Stored entries
____
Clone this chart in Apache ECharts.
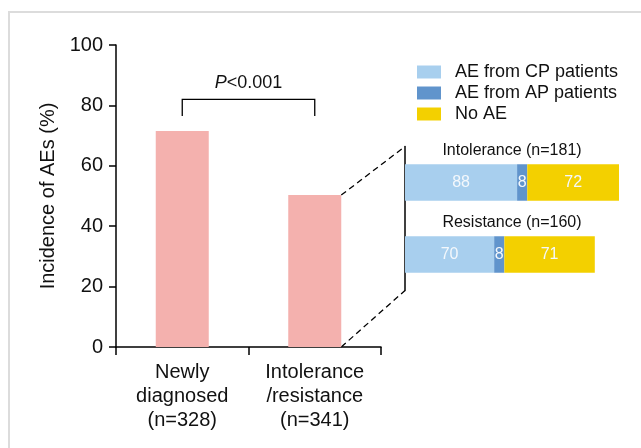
<!DOCTYPE html>
<html>
<head>
<meta charset="utf-8">
<style>
html,body{margin:0;padding:0;background:#fff;}
#c{width:641px;height:448px;}
</style>
<script src="https://cdn.jsdelivr.net/npm/echarts@6/dist/echarts.min.js"></script>
</head>
<body>
<div id="c"></div>
<script>
// Main chart data
var categories = ['Newly\ndiagnosed\n(n=328)', 'Intolerance\n/resistance\n(n=341)'];
var incidence = [71.5, 50.3];
var yTicks = [0, 20, 40, 60, 80, 100];

// Breakdown data
var groups = ['Intolerance (n=181)', 'Resistance (n=160)'];
var aeCP = [88, 70];
var aeAP = [8, 8];
var noAE = [72, 71];
var seriesNames = ['AE from CP patients', 'AE from AP patients', 'No AE'];
var pValue = 'P<0.001';

var FONT = '"Liberation Sans", Arial, sans-serif';
var chart = echarts.init(document.getElementById('c'), null, {renderer: 'canvas'});

var insideLabel = {
  show: true, position: 'inside', color: '#f4f8fc', fontSize: 16, fontFamily: FONT
};

chart.setOption({
  animation: false,
  backgroundColor: '#fff',
  textStyle: {fontFamily: FONT},
  legend: {
    data: seriesNames,
    orient: 'vertical',
    left: 417, top: 63, padding: 0,
    itemWidth: 24, itemHeight: 13, itemGap: 3,
    icon: 'rect',
    textStyle: {fontSize: 18, color: '#111', fontFamily: FONT, padding: [0, 0, 0, 9]},
    selectedMode: false
  },
  grid: [
    {left: 116, top: 45, width: 265, height: 302},
    {left: 405, top: 146.5, width: 214, height: 144}
  ],
  xAxis: [
    {
      type: 'category', gridIndex: 0, data: categories,
      axisLine: {lineStyle: {color: '#000', width: 1.5}},
      axisTick: {show: true, length: 8, lineStyle: {color: '#000', width: 1.5}},
      axisLabel: {fontSize: 20, color: '#111', lineHeight: 24, margin: 13, fontFamily: FONT, interval: 0}
    },
    {type: 'value', gridIndex: 1, min: 0, max: 168, show: false}
  ],
  yAxis: [
    {
      type: 'value', gridIndex: 0, min: 0, max: 100, interval: 20,
      name: 'Incidence of AEs (%)', nameLocation: 'middle', nameGap: 58, nameRotate: 90,
      nameTextStyle: {fontSize: 20, color: '#111', fontFamily: FONT},
      axisLine: {show: true, lineStyle: {color: '#000', width: 1.5}},
      axisTick: {show: true, length: 7, lineStyle: {color: '#000', width: 1.5}},
      axisLabel: {fontSize: 20, color: '#111', margin: 13, fontFamily: FONT,
        formatter: function (v) { return yTicks.indexOf(v) >= 0 ? String(v) : ''; }},
      splitLine: {show: false}
    },
    {
      type: 'category', gridIndex: 1, data: groups, inverse: true,
      axisLine: {show: true, lineStyle: {color: '#000', width: 1.5}},
      axisTick: {show: false}, axisLabel: {show: false}
    }
  ],
  series: [
    {
      type: 'bar', name: 'Incidence', xAxisIndex: 0, yAxisIndex: 0,
      data: incidence, barWidth: '40%', itemStyle: {color: '#F4B1AE'}
    },
    {
      type: 'bar', name: seriesNames[0], xAxisIndex: 1, yAxisIndex: 1, stack: 'a',
      data: aeCP, barWidth: 36.5, itemStyle: {color: '#A8CFEE'}, label: insideLabel
    },
    {
      type: 'bar', name: seriesNames[1], xAxisIndex: 1, yAxisIndex: 1, stack: 'a',
      data: aeAP, barWidth: 36.5, itemStyle: {color: '#6094CC'}, label: insideLabel
    },
    {
      type: 'bar', name: seriesNames[2], xAxisIndex: 1, yAxisIndex: 1, stack: 'a',
      data: noAE, barWidth: 36.5, itemStyle: {color: '#F3D000'}, label: insideLabel
    }
  ]
});

// Annotations positioned through the axes' scales
var g0 = {xAxisIndex: 0, yAxisIndex: 0};
var g1 = {xAxisIndex: 1, yAxisIndex: 1};
var c0 = chart.convertToPixel(g0, [0, 82]);
var c1 = chart.convertToPixel(g0, [1, 82]);
var lowY = chart.convertToPixel(g0, [0, 76.5])[1];
var pY = chart.convertToPixel(g0, [0, 87.3])[1];
var pX = (c0[0] + c1[0]) / 2;
var bandW = c1[0] - c0[0];
var barRight = chart.convertToPixel(g0, [1, incidence[1]]);
barRight[0] += bandW * 0.2;
var zeroY = chart.convertToPixel(g0, [1, 0])[1];
var rect = chart.getModel().getComponent('grid', 1).coordinateSystem.getRect();

var graphics = [
  {type: 'rect', shape: {x: 9, y: 12, width: 700, height: 500}, style: {fill: 'none', stroke: '#dcdcdc', lineWidth: 2}, silent: true},
  {type: 'polyline', shape: {points: [[c0[0], lowY], [c0[0], c0[1]], [c1[0], c1[1]], [c1[0], lowY]]}, style: {stroke: '#000', lineWidth: 1.3, fill: 'none'}},
  {type: 'text', x: pX, y: pY, style: {
    text: '{i|P}{n|<0.001}', align: 'center', verticalAlign: 'middle',
    rich: {i: {fontStyle: 'italic', fontSize: 18, fontFamily: FONT, fill: '#111'}, n: {fontSize: 18, fontFamily: FONT, fill: '#111'}}
  }},
  {type: 'line', shape: {x1: barRight[0], y1: barRight[1], x2: rect.x, y2: rect.y}, style: {stroke: '#000', lineWidth: 1.3, lineDash: [6, 4]}},
  {type: 'line', shape: {x1: barRight[0], y1: zeroY, x2: rect.x, y2: rect.y + rect.height}, style: {stroke: '#000', lineWidth: 1.3, lineDash: [6, 4]}}
];
groups.forEach(function (gname, i) {
  var p = chart.convertToPixel(g1, [84, i]);
  graphics.push({type: 'text', x: p[0], y: p[1] - 32, style: {
    text: gname, align: 'center', verticalAlign: 'middle', fontSize: 16, fontFamily: FONT, fill: '#111'
  }});
});
chart.setOption({graphic: graphics});
</script>
</body>
</html>
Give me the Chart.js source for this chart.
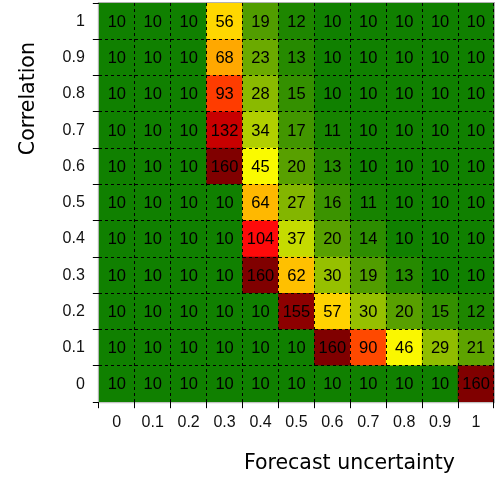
<!DOCTYPE html>
<html lang="en">
<head>
<meta charset="UTF-8">
<title>Forecast uncertainty vs correlation</title>
<style>
  html, body { margin: 0; padding: 0; background: #fff; }
  #wrap { width: 498px; height: 480px; }
</style>
</head>
<body>
<div id="wrap"><canvas id="heat"></canvas></div>
<script src="https://cdn.jsdelivr.net/npm/chart.js"></script>
<script>
// axis categories
const uncertainty = ['0', '0.1', '0.2', '0.3', '0.4', '0.5', '0.6', '0.7', '0.8', '0.9', '1'];
const correlation = ['0', '0.1', '0.2', '0.3', '0.4', '0.5', '0.6', '0.7', '0.8', '0.9', '1'];

// one row per correlation level, values left to right along uncertainty
const corr00 = [10, 10, 10, 10, 10, 10, 10, 10, 10, 10, 160];
const corr01 = [10, 10, 10, 10, 10, 10, 160, 90, 46, 29, 21];
const corr02 = [10, 10, 10, 10, 10, 155, 57, 30, 20, 15, 12];
const corr03 = [10, 10, 10, 10, 160, 62, 30, 19, 13, 10, 10];
const corr04 = [10, 10, 10, 10, 104, 37, 20, 14, 10, 10, 10];
const corr05 = [10, 10, 10, 10, 64, 27, 16, 11, 10, 10, 10];
const corr06 = [10, 10, 10, 160, 45, 20, 13, 10, 10, 10, 10];
const corr07 = [10, 10, 10, 132, 34, 17, 11, 10, 10, 10, 10];
const corr08 = [10, 10, 10, 93, 28, 15, 10, 10, 10, 10, 10];
const corr09 = [10, 10, 10, 68, 23, 13, 10, 10, 10, 10, 10];
const corr10 = [10, 10, 10, 56, 19, 12, 10, 10, 10, 10, 10];
const rows = [corr00, corr01, corr02, corr03, corr04, corr05, corr06, corr07, corr08, corr09, corr10];

// green -> yellow -> red -> dark red
const stops = [
  [10, [16, 128, 0]], [20, [88, 160, 0]], [30, [150, 192, 0]], [45, [250, 250, 0]],
  [56, [255, 215, 0]], [68, [255, 168, 0]], [93, [255, 60, 0]], [104, [255, 10, 10]],
  [132, [200, 0, 0]], [160, [128, 0, 0]]
];
function colorFor(v) {
  for (let i = 1; i < stops.length; i++) {
    if (v <= stops[i][0]) {
      const [a, ca] = stops[i - 1], [b, cb] = stops[i];
      const t = Math.max(0, (v - a) / (b - a));
      const c = ca.map((x, k) => Math.round(x + (cb[k] - x) * t));
      return `rgb(${c[0]},${c[1]},${c[2]})`;
    }
  }
  const c = stops[stops.length - 1][1];
  return `rgb(${c[0]},${c[1]},${c[2]})`;
}

const datasets = rows.map((vals, r) => ({
  data: vals.map(() => [r, r + 1]),
  cellValues: vals,
  backgroundColor: vals.map(colorFor),
  borderWidth: 0,
  barPercentage: 1,
  categoryPercentage: 1,
  grouped: false
}));

// numbers in the cells + light frame round the plot
const cellText = {
  id: 'cellText',
  afterDatasetsDraw(chart) {
    const ctx = chart.ctx;
    ctx.save();
    ctx.font = '16.5px "Liberation Sans", Arial, sans-serif';
    ctx.fillStyle = '#000';
    ctx.textAlign = 'center';
    ctx.textBaseline = 'middle';
    chart.data.datasets.forEach((ds, d) => {
      chart.getDatasetMeta(d).data.forEach((bar, i) => {
        const p = bar.getProps(['x', 'y', 'base'], true);
        ctx.fillText(ds.cellValues[i], p.x, (p.y + p.base) / 2 + 1);
      });
    });
    ctx.restore();
  },
  afterDraw(chart) {
    const a = chart.chartArea, ctx = chart.ctx;
    ctx.save();
    ctx.strokeStyle = 'rgba(0,0,0,0.3)';
    ctx.lineWidth = 1;
    ctx.strokeRect(a.left - 0.5, a.top - 0.5, a.right - a.left + 1, a.bottom - a.top + 1);
    ctx.restore();
  }
};

const tickFont = { family: '"Liberation Sans", sans-serif', size: 16 };
const titleFont = { family: '"DejaVu Sans", sans-serif', size: 20.5 };
const noPad = (scale) => { scale.paddingTop = 0; scale.paddingBottom = 0; };

new Chart(document.getElementById('heat'), {
  type: 'bar',
  data: { labels: uncertainty, datasets: datasets },
  plugins: [cellText],
  options: {
    responsive: true,
    maintainAspectRatio: false,
    animation: false,
    layout: { padding: { top: 3, right: 4, left: 8, bottom: 4 } },
    plugins: { legend: { display: false }, tooltip: { enabled: false } },
    scales: {
      x: {
        type: 'category',
        offset: true,
        grid: {
          z: 1,
          offset: true,
          color: (c) => (c.index === 0 || c.index >= uncertainty.length) ? 'rgba(0,0,0,0)' : '#000',
          lineWidth: 1,
          tickColor: '#000',
          tickLength: 6,
          tickBorderDash: []
        },
        border: { display: false, dash: [3, 3] },
        ticks: { color: '#111', font: tickFont, maxRotation: 0, autoSkip: false, padding: 5 },
        title: {
          display: true,
          text: 'Forecast uncertainty      ',
          align: 'end',
          color: '#000',
          font: titleFont,
          padding: { top: 14, bottom: 0 }
        }
      },
      y: {
        type: 'linear',
        min: 0,
        max: 11,
        afterFit: noPad,
        grid: {
          z: 1,
          color: (c) => (c.tick && (c.tick.value === 0 || c.tick.value === 11)) ? 'rgba(0,0,0,0)' : '#000',
          lineWidth: 1,
          tickColor: '#000',
          tickLength: 6,
          tickBorderDash: []
        },
        border: { display: false, dash: [3, 3] },
        ticks: {
          stepSize: 1,
          autoSkip: false,
          color: '#111',
          font: tickFont,
          padding: 8,
          labelOffset: -18,
          callback: (v) => v < correlation.length ? correlation[v] : ''
        },
        title: {
          display: true,
          text: 'Correlation      ',
          align: 'end',
          color: '#000',
          font: titleFont,
          padding: { top: 8, bottom: 14 }
        }
      }
    }
  }
});
</script>
</body>
</html>
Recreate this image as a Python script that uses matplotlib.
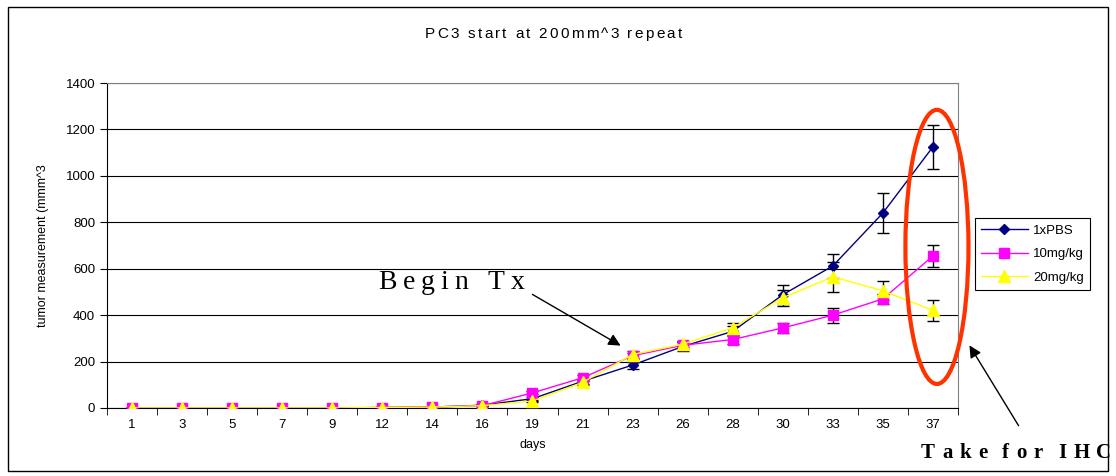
____
Scan the records for the string "this". Copy each line in which it appears.

Clone this chart in Apache ECharts.
Give me the Chart.js source for this chart.
Recreate this image as a Python script that uses matplotlib.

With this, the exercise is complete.